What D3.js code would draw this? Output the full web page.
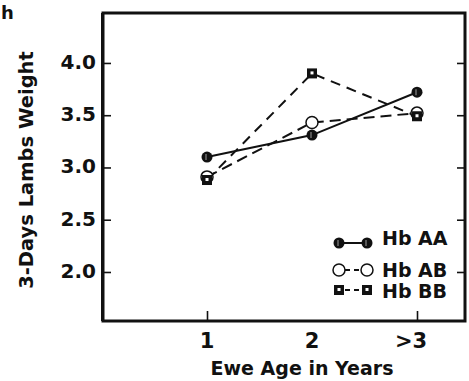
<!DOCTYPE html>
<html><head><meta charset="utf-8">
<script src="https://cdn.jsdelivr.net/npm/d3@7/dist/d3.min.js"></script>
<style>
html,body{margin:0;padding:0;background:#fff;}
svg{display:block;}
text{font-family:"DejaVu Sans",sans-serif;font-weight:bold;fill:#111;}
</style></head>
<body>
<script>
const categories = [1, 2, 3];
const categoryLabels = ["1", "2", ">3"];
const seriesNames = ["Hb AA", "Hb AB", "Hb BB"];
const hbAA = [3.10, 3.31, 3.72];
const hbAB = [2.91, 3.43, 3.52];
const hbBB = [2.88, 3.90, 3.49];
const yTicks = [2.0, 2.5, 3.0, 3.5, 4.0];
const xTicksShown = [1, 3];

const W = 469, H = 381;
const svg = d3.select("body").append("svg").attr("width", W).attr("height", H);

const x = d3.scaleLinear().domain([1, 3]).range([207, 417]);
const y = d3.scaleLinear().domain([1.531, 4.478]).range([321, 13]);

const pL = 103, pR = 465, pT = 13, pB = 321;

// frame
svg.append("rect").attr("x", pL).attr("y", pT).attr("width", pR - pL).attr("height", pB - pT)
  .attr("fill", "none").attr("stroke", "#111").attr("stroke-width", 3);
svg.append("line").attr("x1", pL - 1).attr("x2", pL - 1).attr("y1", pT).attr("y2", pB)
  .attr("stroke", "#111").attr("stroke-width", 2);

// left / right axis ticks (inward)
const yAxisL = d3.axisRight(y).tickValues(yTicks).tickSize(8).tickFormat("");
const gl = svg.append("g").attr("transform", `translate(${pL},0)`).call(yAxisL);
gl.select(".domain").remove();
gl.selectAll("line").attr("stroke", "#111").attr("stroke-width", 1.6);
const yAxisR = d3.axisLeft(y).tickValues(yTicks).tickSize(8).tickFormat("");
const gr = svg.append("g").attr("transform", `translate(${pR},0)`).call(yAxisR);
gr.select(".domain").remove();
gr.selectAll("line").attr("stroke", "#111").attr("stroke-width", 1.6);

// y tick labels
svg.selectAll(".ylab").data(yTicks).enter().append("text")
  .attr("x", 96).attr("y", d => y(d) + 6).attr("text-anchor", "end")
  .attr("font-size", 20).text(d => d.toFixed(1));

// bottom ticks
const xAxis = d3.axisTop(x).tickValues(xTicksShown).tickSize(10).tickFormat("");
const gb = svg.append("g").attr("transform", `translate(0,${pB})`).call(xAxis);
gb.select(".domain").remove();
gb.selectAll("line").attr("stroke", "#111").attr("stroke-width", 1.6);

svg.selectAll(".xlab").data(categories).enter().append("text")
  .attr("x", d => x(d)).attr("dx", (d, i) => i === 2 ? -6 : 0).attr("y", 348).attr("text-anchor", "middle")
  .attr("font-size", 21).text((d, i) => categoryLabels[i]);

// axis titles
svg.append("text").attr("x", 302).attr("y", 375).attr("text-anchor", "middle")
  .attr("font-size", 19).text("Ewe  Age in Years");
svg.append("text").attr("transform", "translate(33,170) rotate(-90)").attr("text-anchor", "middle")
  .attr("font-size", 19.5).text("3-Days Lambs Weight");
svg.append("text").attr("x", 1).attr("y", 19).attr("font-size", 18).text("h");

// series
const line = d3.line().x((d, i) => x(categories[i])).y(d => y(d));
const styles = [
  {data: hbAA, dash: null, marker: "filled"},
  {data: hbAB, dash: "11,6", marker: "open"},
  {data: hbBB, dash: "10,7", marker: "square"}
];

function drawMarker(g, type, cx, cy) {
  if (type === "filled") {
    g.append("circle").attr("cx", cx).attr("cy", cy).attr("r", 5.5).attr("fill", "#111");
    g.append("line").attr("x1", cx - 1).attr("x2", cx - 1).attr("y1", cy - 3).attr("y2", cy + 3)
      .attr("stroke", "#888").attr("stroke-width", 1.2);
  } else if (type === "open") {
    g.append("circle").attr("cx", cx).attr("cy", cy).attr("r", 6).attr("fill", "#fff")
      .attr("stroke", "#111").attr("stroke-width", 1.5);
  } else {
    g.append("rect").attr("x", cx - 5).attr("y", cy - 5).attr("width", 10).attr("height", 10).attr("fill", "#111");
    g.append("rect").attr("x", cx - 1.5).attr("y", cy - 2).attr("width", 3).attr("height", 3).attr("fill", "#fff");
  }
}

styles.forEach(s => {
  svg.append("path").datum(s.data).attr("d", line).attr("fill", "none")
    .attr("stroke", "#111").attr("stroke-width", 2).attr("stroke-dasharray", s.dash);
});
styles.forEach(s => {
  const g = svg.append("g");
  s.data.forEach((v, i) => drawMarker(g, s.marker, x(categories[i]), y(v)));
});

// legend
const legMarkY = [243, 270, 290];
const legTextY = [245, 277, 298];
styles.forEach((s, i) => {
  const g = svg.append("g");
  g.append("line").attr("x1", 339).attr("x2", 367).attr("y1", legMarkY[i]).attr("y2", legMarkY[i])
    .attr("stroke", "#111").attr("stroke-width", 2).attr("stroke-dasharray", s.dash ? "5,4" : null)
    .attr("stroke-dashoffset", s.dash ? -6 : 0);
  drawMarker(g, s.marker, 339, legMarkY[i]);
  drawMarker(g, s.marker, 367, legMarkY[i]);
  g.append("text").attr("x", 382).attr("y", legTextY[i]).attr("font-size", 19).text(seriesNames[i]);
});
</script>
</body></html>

★ ★ ★

What you will do =
Give every line above again exactly, with no pictures.

Exercise response =
What D3.js code would draw this? Output the full web page.
<!DOCTYPE html>
<html><head><meta charset="utf-8">
<script src="https://cdn.jsdelivr.net/npm/d3@7/dist/d3.min.js"></script>
<style>
html,body{margin:0;padding:0;background:#fff;}
svg{display:block;}
text{font-family:"DejaVu Sans",sans-serif;font-weight:bold;fill:#111;}
</style></head>
<body>
<script>
const categories = [1, 2, 3];
const categoryLabels = ["1", "2", ">3"];
const seriesNames = ["Hb AA", "Hb AB", "Hb BB"];
const hbAA = [3.10, 3.31, 3.72];
const hbAB = [2.91, 3.43, 3.52];
const hbBB = [2.88, 3.90, 3.49];
const yTicks = [2.0, 2.5, 3.0, 3.5, 4.0];
const xTicksShown = [1, 3];

const W = 469, H = 381;
const svg = d3.select("body").append("svg").attr("width", W).attr("height", H);

const x = d3.scaleLinear().domain([1, 3]).range([207, 417]);
const y = d3.scaleLinear().domain([1.531, 4.478]).range([321, 13]);

const pL = 103, pR = 465, pT = 13, pB = 321;

// frame
svg.append("rect").attr("x", pL).attr("y", pT).attr("width", pR - pL).attr("height", pB - pT)
  .attr("fill", "none").attr("stroke", "#111").attr("stroke-width", 3);
svg.append("line").attr("x1", pL - 1).attr("x2", pL - 1).attr("y1", pT).attr("y2", pB)
  .attr("stroke", "#111").attr("stroke-width", 2);

// left / right axis ticks (inward)
const yAxisL = d3.axisRight(y).tickValues(yTicks).tickSize(8).tickFormat("");
const gl = svg.append("g").attr("transform", `translate(${pL},0)`).call(yAxisL);
gl.select(".domain").remove();
gl.selectAll("line").attr("stroke", "#111").attr("stroke-width", 1.6);
const yAxisR = d3.axisLeft(y).tickValues(yTicks).tickSize(8).tickFormat("");
const gr = svg.append("g").attr("transform", `translate(${pR},0)`).call(yAxisR);
gr.select(".domain").remove();
gr.selectAll("line").attr("stroke", "#111").attr("stroke-width", 1.6);

// y tick labels
svg.selectAll(".ylab").data(yTicks).enter().append("text")
  .attr("x", 96).attr("y", d => y(d) + 6).attr("text-anchor", "end")
  .attr("font-size", 20).text(d => d.toFixed(1));

// bottom ticks
const xAxis = d3.axisTop(x).tickValues(xTicksShown).tickSize(10).tickFormat("");
const gb = svg.append("g").attr("transform", `translate(0,${pB})`).call(xAxis);
gb.select(".domain").remove();
gb.selectAll("line").attr("stroke", "#111").attr("stroke-width", 1.6);

svg.selectAll(".xlab").data(categories).enter().append("text")
  .attr("x", d => x(d)).attr("dx", (d, i) => i === 2 ? -6 : 0).attr("y", 348).attr("text-anchor", "middle")
  .attr("font-size", 21).text((d, i) => categoryLabels[i]);

// axis titles
svg.append("text").attr("x", 302).attr("y", 375).attr("text-anchor", "middle")
  .attr("font-size", 19).text("Ewe  Age in Years");
svg.append("text").attr("transform", "translate(33,170) rotate(-90)").attr("text-anchor", "middle")
  .attr("font-size", 19.5).text("3-Days Lambs Weight");
svg.append("text").attr("x", 1).attr("y", 19).attr("font-size", 18).text("h");

// series
const line = d3.line().x((d, i) => x(categories[i])).y(d => y(d));
const styles = [
  {data: hbAA, dash: null, marker: "filled"},
  {data: hbAB, dash: "11,6", marker: "open"},
  {data: hbBB, dash: "10,7", marker: "square"}
];

function drawMarker(g, type, cx, cy) {
  if (type === "filled") {
    g.append("circle").attr("cx", cx).attr("cy", cy).attr("r", 5.5).attr("fill", "#111");
    g.append("line").attr("x1", cx - 1).attr("x2", cx - 1).attr("y1", cy - 3).attr("y2", cy + 3)
      .attr("stroke", "#888").attr("stroke-width", 1.2);
  } else if (type === "open") {
    g.append("circle").attr("cx", cx).attr("cy", cy).attr("r", 6).attr("fill", "#fff")
      .attr("stroke", "#111").attr("stroke-width", 1.5);
  } else {
    g.append("rect").attr("x", cx - 5).attr("y", cy - 5).attr("width", 10).attr("height", 10).attr("fill", "#111");
    g.append("rect").attr("x", cx - 1.5).attr("y", cy - 2).attr("width", 3).attr("height", 3).attr("fill", "#fff");
  }
}

styles.forEach(s => {
  svg.append("path").datum(s.data).attr("d", line).attr("fill", "none")
    .attr("stroke", "#111").attr("stroke-width", 2).attr("stroke-dasharray", s.dash);
});
styles.forEach(s => {
  const g = svg.append("g");
  s.data.forEach((v, i) => drawMarker(g, s.marker, x(categories[i]), y(v)));
});

// legend
const legMarkY = [243, 270, 290];
const legTextY = [245, 277, 298];
styles.forEach((s, i) => {
  const g = svg.append("g");
  g.append("line").attr("x1", 339).attr("x2", 367).attr("y1", legMarkY[i]).attr("y2", legMarkY[i])
    .attr("stroke", "#111").attr("stroke-width", 2).attr("stroke-dasharray", s.dash ? "5,4" : null)
    .attr("stroke-dashoffset", s.dash ? -6 : 0);
  drawMarker(g, s.marker, 339, legMarkY[i]);
  drawMarker(g, s.marker, 367, legMarkY[i]);
  g.append("text").attr("x", 382).attr("y", legTextY[i]).attr("font-size", 19).text(seriesNames[i]);
});
</script>
</body></html>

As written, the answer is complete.